Plaintiff 3534 East Cap Venture, LLC, a real-estate developer, hired plaintiff McCullough Construction, LLC, to build a residential and retail complex. Defendants Westchester Fire Insurance Company and Endurance American Insurance Company issued identical builders’ risk policies, which covered the building while it was under construction. Each insurer was responsible for half of any qualifying losses.
The policies covered loss caused by or resulting from water damage. The policies, however, excluded loss caused by “dampness of atmosphere” or by “[e]xtremes or changes in temperature.” But the exclusions contained an exception if “loss by an insured peril ensues.”
While construction was ongoing, the builder discovered water throughout the building.

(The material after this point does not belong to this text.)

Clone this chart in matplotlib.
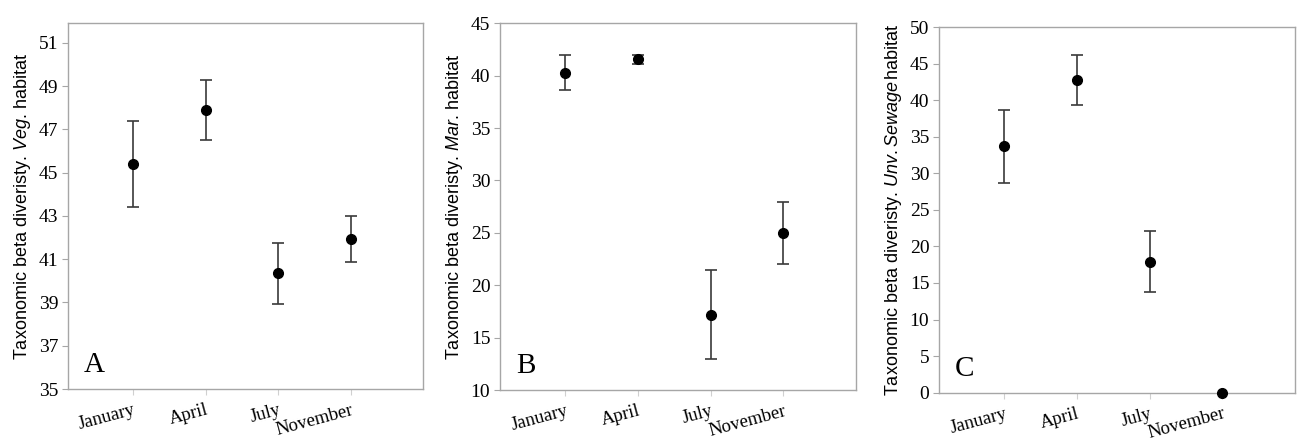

It turned out that the architect’s plans had failed to include a vapor barrier to prevent humid air inside the building from reaching cold, exterior-facing surfaces and then condensing into water. As a result, moisture under the roof condensed during a spell of cold weather. The water then seeped into and soaked building materials such as wood, insulation, and drywall. The builder was forced to replace the damaged materials, at a cost of nearly $1.5 million. The insureds filed claims under the policies, but the insurers denied coverage.

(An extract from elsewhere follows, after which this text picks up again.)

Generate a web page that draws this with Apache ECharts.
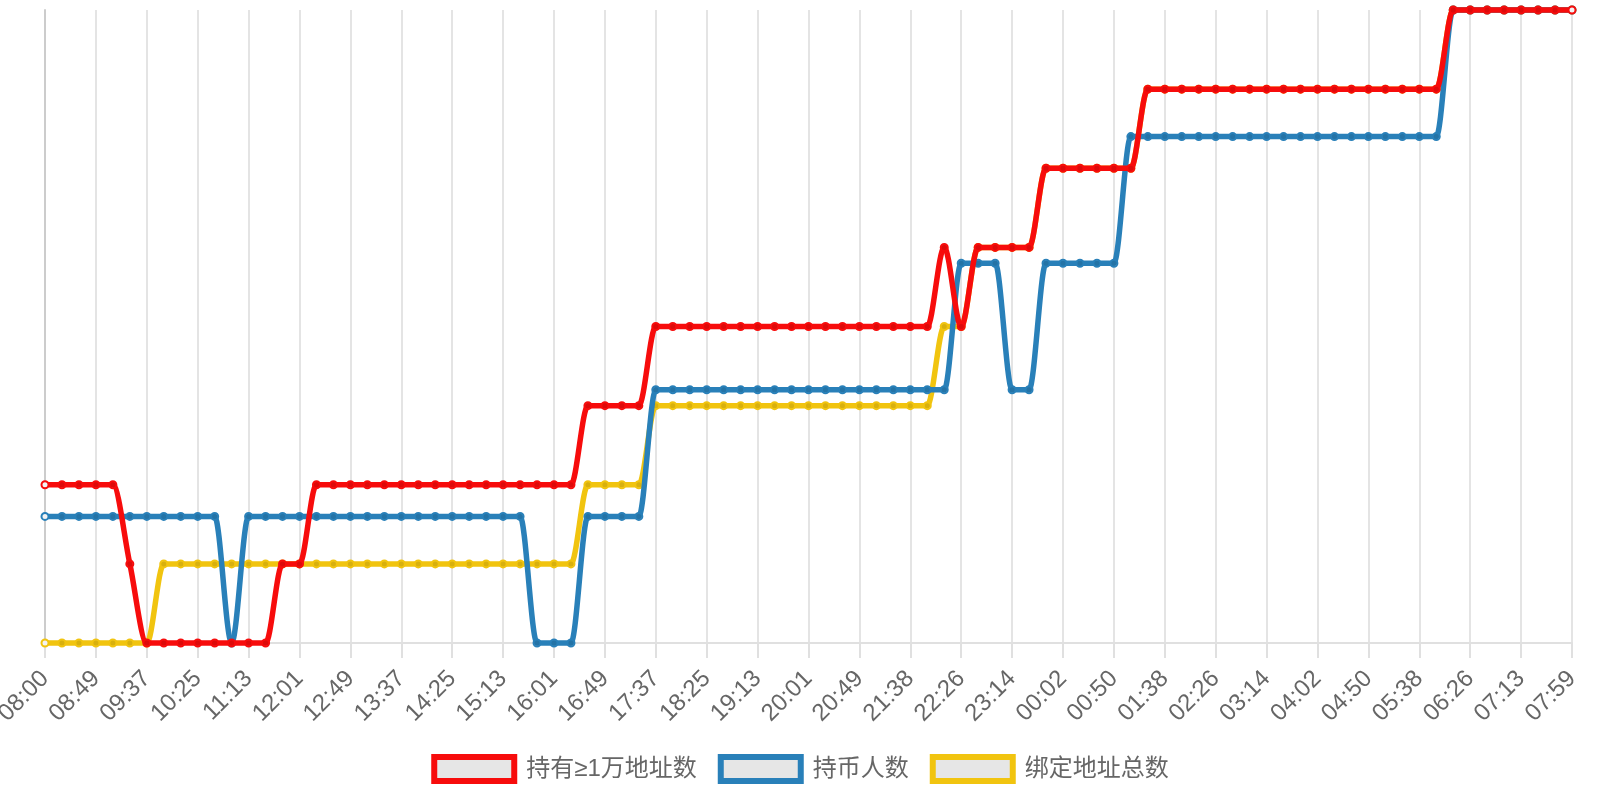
<!DOCTYPE html>
<html>
<head>
<meta charset="utf-8">
<script src="https://cdn.jsdelivr.net/npm/echarts@6/dist/echarts.min.js"></script>
<style>
  html, body { margin: 0; padding: 0; background: #fff; }
  #chart { width: 1600px; height: 800px; }
</style>
</head>
<body>
<div id="chart"></div>
<script>
// one point every ~16 min, labels every 3rd point
const times = [
  '08:00', '08:16', '08:33', '08:49', '09:05', '09:21', '09:37', '09:53', '10:09', '10:25',
  '10:41', '10:57', '11:13', '11:29', '11:45', '12:01', '12:17', '12:33', '12:49', '13:05',
  '13:21', '13:37', '13:53', '14:09', '14:25', '14:41', '14:57', '15:13', '15:29', '15:45',
  '16:01', '16:17', '16:33', '16:49', '17:05', '17:21', '17:37', '17:53', '18:09', '18:25',
  '18:41', '18:57', '19:13', '19:29', '19:45', '20:01', '20:17', '20:33', '20:49', '21:05',
  '21:22', '21:38', '21:54', '22:10', '22:26', '22:42', '22:58', '23:14', '23:30', '23:46',
  '00:02', '00:18', '00:34', '00:50', '01:06', '01:22', '01:38', '01:54', '02:10', '02:26',
  '02:42', '02:58', '03:14', '03:30', '03:46', '04:02', '04:18', '04:34', '04:50', '05:06',
  '05:22', '05:38', '05:54', '06:10', '06:26', '06:42', '06:57', '07:13', '07:28', '07:44',
  '07:59'
]

// 持有≥1万地址数 (relative level)
const holders10k = [
  2, 2, 2, 2, 2, 1, 0, 0, 0, 0,
  0, 0, 0, 0, 1, 1, 2, 2, 2, 2,
  2, 2, 2, 2, 2, 2, 2, 2, 2, 2,
  2, 2, 3, 3, 3, 3, 4, 4, 4, 4,
  4, 4, 4, 4, 4, 4, 4, 4, 4, 4,
  4, 4, 4, 5, 4, 5, 5, 5, 5, 6,
  6, 6, 6, 6, 6, 7, 7, 7, 7, 7,
  7, 7, 7, 7, 7, 7, 7, 7, 7, 7,
  7, 7, 7, 8, 8, 8, 8, 8, 8, 8,
  8
]

// 持币人数
const holders = [
  1, 1, 1, 1, 1, 1, 1, 1, 1, 1,
  1, 0, 1, 1, 1, 1, 1, 1, 1, 1,
  1, 1, 1, 1, 1, 1, 1, 1, 1, 0,
  0, 0, 1, 1, 1, 1, 2, 2, 2, 2,
  2, 2, 2, 2, 2, 2, 2, 2, 2, 2,
  2, 2, 2, 2, 3, 3, 3, 2, 2, 3,
  3, 3, 3, 3, 4, 4, 4, 4, 4, 4,
  4, 4, 4, 4, 4, 4, 4, 4, 4, 4,
  4, 4, 4, 5, 5, 5, 5, 5, 5, 5,
  5
]

// 绑定地址总数
const bound = [
  0, 0, 0, 0, 0, 0, 0, 1, 1, 1,
  1, 1, 1, 1, 1, 1, 1, 1, 1, 1,
  1, 1, 1, 1, 1, 1, 1, 1, 1, 1,
  1, 1, 2, 2, 2, 2, 3, 3, 3, 3,
  3, 3, 3, 3, 3, 3, 3, 3, 3, 3,
  3, 3, 3, 4, 4, 5, 5, 5, 5, 6,
  6, 6, 6, 6, 6, 7, 7, 7, 7, 7,
  7, 7, 7, 7, 7, 7, 7, 7, 7, 7,
  7, 7, 7, 8, 8, 8, 8, 8, 8, 8,
  8
]

const seriesNames = ['持有≥1万地址数', '持币人数', '绑定地址总数']
const lineColors = ['#f70c0c', '#2980b9', '#f1c40f']
const LINE_WIDTH = 5.5

const chart = echarts.init(document.getElementById('chart'))

// monotone cubic tangents (Fritsch-Carlson) on pixel points
const monotoneSlopes = pts => {
  const n = pts.length
  const delta = []
  for (let i = 0; i < n - 1; i++) {
    const dx = pts[i + 1][0] - pts[i][0]
    delta.push(dx ? (pts[i + 1][1] - pts[i][1]) / dx : 0)
  }
  const m = []
  for (let i = 0; i < n; i++) {
    if (i === 0) m.push(delta[0])
    else if (i === n - 1) m.push(delta[n - 2])
    else if (Math.sign(delta[i - 1]) !== Math.sign(delta[i])) m.push(0)
    else m.push((delta[i - 1] + delta[i]) / 2)
  }
  for (let i = 0; i < n - 1; i++) {
    if (Math.abs(delta[i]) < 1e-9) {
      m[i] = 0
      m[i + 1] = 0
      continue
    }
    const a = m[i] / delta[i]
    const b = m[i + 1] / delta[i]
    const mag = a * a + b * b
    if (mag > 9) {
      const tau = 3 / Math.sqrt(mag)
      m[i] = a * tau * delta[i]
      m[i + 1] = b * tau * delta[i]
    }
  }
  return m
}

// curve drawn segment by segment from axis coordinates
const makeCurve = (idx, values, yAxisIndex, z) => ({
  name: seriesNames[idx],
  type: 'custom',
  yAxisIndex: yAxisIndex,
  z: z,
  silent: true,
  encode: { x: 0, y: 1 },
  data: values.map((v, i) => [i, v]),
  renderItem: (params, api) => {
    const i = params.dataIndex
    if (i >= values.length - 1) return null
    const pts = values.map((v, k) => api.coord([k, v]))
    const m = monotoneSlopes(pts)
    const p1 = pts[i]
    const p2 = pts[i + 1]
    const dx = (p2[0] - p1[0]) / 3
    return {
      type: 'bezierCurve',
      shape: {
        x1: p1[0], y1: p1[1],
        x2: p2[0], y2: p2[1],
        cpx1: p1[0] + dx, cpy1: p1[1] + dx * m[i],
        cpx2: p2[0] - dx, cpy2: p2[1] - dx * m[i + 1]
      },
      style: { stroke: lineColors[idx], lineWidth: LINE_WIDTH, fill: null, lineCap: 'round' }
    }
  }
})

// point markers only; end points get a light centre
const makeDots = (idx, values, yAxisIndex, z) => ({
  name: seriesNames[idx],
  type: 'line',
  yAxisIndex: yAxisIndex,
  z: z,
  showAllSymbol: true,
  symbol: 'circle',
  symbolSize: 7,
  lineStyle: { width: 0, opacity: 0 },
  itemStyle: { color: 'rgba(0,0,0,0.1)', borderColor: lineColors[idx], borderWidth: 2 },
  emphasis: { disabled: true },
  data: values.map((v, i) => {
    if (i === 0 || i === values.length - 1) {
      return { value: v, itemStyle: { color: '#f3f3f3' } }
    }
    return v
  })
})

const option = {
  animation: false,
  backgroundColor: '#fff',
  grid: { left: 45, right: 28, top: 10, bottom: 157, containLabel: false, outerBoundsMode: 'none' },
  legend: {
    left: 'center',
    top: 749,
    icon: 'rect',
    itemWidth: 80,
    itemHeight: 24,
    itemGap: 21,
    selectedMode: false,
    textStyle: {
      fontSize: 24,
      color: '#666',
      fontFamily: 'Liberation Sans, Noto Sans CJK SC',
      padding: [0, 0, 0, 7]
    },
    data: seriesNames.map((n, i) => ({
      name: n,
      itemStyle: { color: '#e6e6e6', borderColor: lineColors[i], borderWidth: 6 }
    }))
  },
  xAxis: {
    type: 'category',
    boundaryGap: false,
    data: times,
    axisLine: { lineStyle: { color: '#e0e0e0', width: 2 } },
    axisTick: { show: true, interval: 2, length: 15, lineStyle: { color: '#e0e0e0', width: 2 } },
    axisLabel: {
      interval: 2,
      rotate: 45,
      margin: 32,
      fontSize: 24,
      color: '#666',
      fontFamily: 'Liberation Sans'
    },
    splitLine: { show: true, interval: 2, lineStyle: { color: '#e4e4e4', width: 2 } }
  },
  yAxis: [
    {
      type: 'value',
      min: 0,
      max: 8,
      axisLine: { show: true, lineStyle: { color: '#cccccc', width: 2 } },
      axisTick: { show: false },
      axisLabel: { show: false },
      splitLine: { show: false }
    },
    {
      type: 'value',
      min: 0,
      max: 5,
      show: false,
      splitLine: { show: false }
    }
  ],
  series: [
    makeCurve(2, bound, 0, 2),
    makeDots(2, bound, 0, 3),
    makeCurve(1, holders, 1, 4),
    makeDots(1, holders, 1, 5),
    makeCurve(0, holders10k, 0, 6),
    makeDots(0, holders10k, 0, 7)
  ]
}

chart.setOption(option)
</script>
</body>
</html>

The insureds filed suit and all parties moved for summary judgment. The district court ruled for the insurers. It held that the ensuing-loss exception to the exclusions did to apply because losses from “water damage” to the building were “inextricably intertwined” with losses covered by the dampness and temperature exclusions.
The Court of Appeals assumed the loss was caused by “dampness of atmosphere” and “changes in temperature,” as urged by the insurers. But it also was physical loss more directly caused “by an insured peril,’ namely water damage. The policies provided coverage for losses “caused by or resulting from water damage.” The ydefined “water damage” broadly to include “all water damage, except loss caused by or resulting from the peril of flood.

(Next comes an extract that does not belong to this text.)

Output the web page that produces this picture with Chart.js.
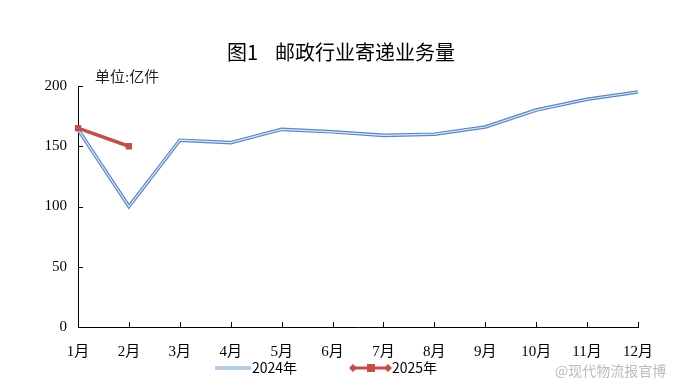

The damage here -caused by liquid water that had accumulated inside the building- clearly was “loss by” the “insured peril” of “water damage.” The only remaining question was whether the water damage “ensued” within the meaning of the policy. The insurers contended that water damage did to ensue from dampness and temperature changes if the dampness and temperature changes directly caused the water damage.
The court disagreed. First, “ensue” meant to take place afterward or as a result. Here, the water damage occurred both after and as a result of excluded causes of dampness and temperature changes. Second, in construing an ensuing-loss clause, the court had previously determined that the most common meaning of “ensue” was “result from.” And third, two interpretive presumptions favored the insureds – the rule that ambiguities must be resolved against the insurer, as well as the rule that policy exclusions must be construed narrowly.
Accordingly, the ensuing-loss provision applied and mandated coverage for the losses claimed by the insureds. The judgment of the district court was reversed.